** start Material **

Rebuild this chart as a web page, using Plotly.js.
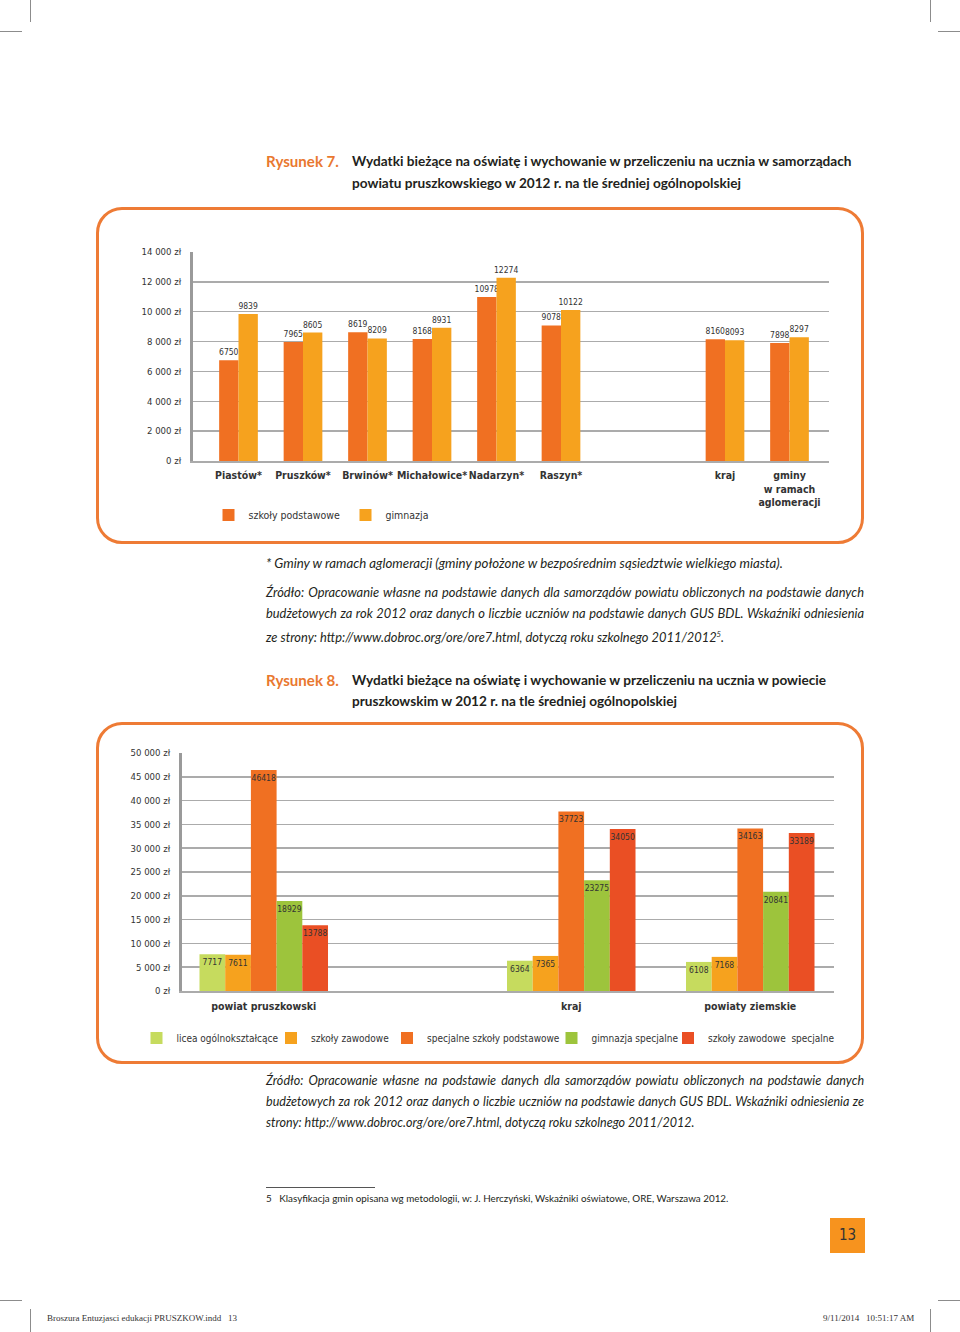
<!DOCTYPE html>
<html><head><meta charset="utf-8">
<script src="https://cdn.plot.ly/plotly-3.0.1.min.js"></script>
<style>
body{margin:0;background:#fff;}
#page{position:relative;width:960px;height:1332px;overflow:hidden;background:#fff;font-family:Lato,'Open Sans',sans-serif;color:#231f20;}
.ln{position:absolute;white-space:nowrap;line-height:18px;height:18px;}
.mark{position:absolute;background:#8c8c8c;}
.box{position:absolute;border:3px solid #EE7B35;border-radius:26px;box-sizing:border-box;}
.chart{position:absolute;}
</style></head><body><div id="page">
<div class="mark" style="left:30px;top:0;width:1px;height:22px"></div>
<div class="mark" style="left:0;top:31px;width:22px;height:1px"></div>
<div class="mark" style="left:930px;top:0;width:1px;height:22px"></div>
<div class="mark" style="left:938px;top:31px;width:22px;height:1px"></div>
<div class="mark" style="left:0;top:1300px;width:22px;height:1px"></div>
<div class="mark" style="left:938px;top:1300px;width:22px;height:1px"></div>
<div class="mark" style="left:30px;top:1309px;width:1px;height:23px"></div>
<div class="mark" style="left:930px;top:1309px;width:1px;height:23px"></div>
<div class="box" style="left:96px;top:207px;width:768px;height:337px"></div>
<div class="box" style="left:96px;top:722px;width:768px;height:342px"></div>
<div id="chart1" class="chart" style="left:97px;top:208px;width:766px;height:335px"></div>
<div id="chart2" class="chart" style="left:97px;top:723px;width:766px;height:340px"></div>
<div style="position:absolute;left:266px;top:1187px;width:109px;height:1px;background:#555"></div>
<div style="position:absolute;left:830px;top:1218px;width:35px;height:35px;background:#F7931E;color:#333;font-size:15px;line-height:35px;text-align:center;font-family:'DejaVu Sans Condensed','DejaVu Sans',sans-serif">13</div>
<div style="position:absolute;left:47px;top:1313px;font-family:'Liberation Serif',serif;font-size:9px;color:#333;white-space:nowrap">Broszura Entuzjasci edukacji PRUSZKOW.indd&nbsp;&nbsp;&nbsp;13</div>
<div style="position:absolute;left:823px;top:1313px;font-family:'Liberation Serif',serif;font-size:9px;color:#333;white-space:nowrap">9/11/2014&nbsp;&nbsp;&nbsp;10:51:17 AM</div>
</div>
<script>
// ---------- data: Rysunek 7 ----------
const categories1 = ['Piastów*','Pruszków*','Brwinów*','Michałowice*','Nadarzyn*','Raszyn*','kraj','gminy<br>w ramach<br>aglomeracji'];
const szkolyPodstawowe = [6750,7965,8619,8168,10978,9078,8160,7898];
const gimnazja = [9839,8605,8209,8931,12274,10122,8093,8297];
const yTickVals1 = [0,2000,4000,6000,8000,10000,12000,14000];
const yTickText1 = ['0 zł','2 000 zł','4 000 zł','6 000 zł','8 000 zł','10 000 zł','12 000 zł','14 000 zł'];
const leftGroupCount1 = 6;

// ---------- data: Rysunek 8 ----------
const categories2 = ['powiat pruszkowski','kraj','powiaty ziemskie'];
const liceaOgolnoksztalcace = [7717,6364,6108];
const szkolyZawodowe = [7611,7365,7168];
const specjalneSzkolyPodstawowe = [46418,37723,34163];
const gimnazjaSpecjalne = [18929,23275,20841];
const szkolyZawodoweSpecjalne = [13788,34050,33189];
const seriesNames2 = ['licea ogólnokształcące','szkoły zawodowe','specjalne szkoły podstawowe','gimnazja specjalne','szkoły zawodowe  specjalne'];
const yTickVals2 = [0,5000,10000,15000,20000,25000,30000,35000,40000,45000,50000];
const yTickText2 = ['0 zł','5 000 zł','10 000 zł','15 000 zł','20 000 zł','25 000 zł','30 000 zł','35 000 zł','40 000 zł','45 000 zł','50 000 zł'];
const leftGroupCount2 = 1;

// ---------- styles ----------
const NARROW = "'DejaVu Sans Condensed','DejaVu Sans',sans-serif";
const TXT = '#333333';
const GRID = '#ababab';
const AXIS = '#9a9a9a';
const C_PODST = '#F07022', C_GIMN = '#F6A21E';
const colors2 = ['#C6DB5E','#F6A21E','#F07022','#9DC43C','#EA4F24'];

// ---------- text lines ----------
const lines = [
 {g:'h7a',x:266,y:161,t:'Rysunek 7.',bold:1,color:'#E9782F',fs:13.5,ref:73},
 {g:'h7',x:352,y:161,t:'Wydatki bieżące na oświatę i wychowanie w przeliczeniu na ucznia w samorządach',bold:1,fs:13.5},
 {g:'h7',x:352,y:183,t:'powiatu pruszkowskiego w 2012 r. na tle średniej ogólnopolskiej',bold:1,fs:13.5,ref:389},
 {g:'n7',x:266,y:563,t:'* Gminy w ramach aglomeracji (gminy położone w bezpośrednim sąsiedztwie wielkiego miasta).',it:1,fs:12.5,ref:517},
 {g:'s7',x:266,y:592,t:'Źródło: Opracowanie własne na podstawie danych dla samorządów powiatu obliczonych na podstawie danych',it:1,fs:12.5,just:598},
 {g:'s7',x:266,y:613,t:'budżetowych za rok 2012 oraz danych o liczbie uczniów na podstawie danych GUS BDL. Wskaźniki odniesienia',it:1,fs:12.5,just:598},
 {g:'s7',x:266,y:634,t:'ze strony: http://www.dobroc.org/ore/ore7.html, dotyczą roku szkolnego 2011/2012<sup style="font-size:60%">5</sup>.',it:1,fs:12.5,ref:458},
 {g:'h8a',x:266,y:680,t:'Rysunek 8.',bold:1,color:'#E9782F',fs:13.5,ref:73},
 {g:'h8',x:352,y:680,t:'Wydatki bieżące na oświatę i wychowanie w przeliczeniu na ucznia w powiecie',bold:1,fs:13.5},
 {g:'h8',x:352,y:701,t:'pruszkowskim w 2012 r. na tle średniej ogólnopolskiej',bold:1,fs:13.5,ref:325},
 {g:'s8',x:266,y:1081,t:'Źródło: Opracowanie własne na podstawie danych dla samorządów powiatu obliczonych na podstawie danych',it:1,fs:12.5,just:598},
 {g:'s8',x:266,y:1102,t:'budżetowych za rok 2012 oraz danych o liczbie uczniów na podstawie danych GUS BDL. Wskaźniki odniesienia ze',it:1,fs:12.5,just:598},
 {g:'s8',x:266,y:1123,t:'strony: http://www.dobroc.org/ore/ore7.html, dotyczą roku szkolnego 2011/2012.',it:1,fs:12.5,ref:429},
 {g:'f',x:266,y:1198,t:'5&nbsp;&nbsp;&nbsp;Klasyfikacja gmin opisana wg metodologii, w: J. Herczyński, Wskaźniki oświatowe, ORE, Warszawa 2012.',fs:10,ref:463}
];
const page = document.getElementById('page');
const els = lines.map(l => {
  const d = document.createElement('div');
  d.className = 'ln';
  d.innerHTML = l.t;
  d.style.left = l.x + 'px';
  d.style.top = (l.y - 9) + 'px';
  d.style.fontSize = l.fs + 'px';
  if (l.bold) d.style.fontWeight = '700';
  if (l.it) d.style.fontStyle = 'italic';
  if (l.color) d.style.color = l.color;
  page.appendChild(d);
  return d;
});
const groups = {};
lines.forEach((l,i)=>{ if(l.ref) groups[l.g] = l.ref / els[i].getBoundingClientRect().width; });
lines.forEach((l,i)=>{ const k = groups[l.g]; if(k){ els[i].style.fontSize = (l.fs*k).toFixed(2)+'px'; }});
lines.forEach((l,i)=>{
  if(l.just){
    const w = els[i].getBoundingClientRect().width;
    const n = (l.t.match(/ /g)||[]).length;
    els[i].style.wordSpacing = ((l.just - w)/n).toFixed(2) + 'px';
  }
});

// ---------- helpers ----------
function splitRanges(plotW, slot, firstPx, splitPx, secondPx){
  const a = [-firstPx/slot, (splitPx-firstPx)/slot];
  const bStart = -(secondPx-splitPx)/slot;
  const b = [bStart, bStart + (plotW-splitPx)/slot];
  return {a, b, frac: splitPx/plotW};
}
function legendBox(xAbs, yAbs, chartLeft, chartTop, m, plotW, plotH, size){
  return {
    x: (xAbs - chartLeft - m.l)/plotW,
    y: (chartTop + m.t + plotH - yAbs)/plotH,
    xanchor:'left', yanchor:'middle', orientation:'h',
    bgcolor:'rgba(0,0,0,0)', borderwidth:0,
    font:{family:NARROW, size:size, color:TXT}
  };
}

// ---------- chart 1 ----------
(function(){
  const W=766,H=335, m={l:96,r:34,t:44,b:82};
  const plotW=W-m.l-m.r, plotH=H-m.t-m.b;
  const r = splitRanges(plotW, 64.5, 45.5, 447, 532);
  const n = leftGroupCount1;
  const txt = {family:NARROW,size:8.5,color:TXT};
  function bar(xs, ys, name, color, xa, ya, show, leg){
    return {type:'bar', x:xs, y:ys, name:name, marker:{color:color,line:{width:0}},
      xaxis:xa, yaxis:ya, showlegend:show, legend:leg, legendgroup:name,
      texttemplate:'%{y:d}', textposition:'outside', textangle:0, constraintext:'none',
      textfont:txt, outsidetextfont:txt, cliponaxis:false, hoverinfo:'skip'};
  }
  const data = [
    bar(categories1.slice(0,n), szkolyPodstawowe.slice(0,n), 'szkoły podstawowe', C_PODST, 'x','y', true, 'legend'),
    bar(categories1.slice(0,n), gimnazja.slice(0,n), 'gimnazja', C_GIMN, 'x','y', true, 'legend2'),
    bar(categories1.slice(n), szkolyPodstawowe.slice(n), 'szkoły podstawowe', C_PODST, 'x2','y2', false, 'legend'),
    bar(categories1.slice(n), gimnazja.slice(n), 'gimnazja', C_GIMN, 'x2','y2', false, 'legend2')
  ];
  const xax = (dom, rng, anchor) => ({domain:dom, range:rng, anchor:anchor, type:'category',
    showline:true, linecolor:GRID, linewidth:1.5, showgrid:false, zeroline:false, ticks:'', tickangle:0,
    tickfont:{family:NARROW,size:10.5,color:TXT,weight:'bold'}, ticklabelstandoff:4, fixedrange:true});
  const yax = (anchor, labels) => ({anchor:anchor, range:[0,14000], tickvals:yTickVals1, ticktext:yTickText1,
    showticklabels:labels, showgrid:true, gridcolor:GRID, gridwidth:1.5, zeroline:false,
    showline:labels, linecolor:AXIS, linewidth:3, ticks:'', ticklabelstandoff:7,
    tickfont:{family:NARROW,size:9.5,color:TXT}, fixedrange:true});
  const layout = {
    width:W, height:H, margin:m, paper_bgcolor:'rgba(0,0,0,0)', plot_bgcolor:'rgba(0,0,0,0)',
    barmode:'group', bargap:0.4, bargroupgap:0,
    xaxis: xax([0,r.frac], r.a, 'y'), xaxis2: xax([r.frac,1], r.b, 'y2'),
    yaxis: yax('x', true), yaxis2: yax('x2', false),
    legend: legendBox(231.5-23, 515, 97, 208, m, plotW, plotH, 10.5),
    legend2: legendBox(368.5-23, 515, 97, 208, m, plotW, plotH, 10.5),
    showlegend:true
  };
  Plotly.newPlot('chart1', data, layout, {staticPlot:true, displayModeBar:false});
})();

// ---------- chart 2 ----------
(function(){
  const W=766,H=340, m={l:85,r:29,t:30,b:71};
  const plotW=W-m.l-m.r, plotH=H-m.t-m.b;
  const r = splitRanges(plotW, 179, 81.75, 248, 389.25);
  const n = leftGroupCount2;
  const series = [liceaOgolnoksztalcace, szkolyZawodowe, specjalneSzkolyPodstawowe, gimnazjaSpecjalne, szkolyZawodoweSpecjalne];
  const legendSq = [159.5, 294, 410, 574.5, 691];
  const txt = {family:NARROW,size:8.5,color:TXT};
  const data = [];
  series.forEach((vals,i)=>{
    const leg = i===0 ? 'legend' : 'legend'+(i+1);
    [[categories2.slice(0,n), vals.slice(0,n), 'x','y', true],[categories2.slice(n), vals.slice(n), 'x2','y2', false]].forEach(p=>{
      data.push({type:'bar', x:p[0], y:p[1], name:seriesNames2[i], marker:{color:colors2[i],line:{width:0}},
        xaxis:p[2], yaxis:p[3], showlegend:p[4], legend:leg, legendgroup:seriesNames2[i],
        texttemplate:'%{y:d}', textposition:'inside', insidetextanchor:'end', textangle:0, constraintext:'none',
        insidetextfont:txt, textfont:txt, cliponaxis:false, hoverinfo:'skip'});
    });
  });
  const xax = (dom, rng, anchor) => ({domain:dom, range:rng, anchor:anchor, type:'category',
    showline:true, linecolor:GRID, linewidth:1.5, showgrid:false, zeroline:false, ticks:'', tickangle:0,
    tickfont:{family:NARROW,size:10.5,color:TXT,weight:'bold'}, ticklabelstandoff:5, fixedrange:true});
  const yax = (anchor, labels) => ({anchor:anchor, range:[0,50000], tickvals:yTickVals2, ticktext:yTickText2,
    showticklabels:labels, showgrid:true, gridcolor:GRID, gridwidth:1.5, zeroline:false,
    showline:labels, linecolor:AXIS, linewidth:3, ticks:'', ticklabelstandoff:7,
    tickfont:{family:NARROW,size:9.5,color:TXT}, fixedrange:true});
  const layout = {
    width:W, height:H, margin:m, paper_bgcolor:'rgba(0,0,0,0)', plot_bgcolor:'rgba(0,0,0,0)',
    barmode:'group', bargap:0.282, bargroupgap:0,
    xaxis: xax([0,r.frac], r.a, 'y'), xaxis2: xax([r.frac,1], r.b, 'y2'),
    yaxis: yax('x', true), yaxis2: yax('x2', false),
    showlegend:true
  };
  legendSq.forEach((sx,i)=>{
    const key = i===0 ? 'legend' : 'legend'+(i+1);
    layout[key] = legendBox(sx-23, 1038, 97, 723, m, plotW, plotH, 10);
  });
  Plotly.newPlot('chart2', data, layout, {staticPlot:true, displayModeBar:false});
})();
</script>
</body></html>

** end Material **

What is being asked:
Go through the listing above and return every line where the word "page" occurs.

Correct answer:
Rebuild this chart as a web page, using Plotly.js.
#page{position:relative;width:960px;height:1332px;overflow:hidden;background:#fff;font-family:Lato,'Open Sans',sans-serif;color:#231f20;}
</style></head><body><div id="page">
const page = document.getElementById('page');
  page.appendChild(d);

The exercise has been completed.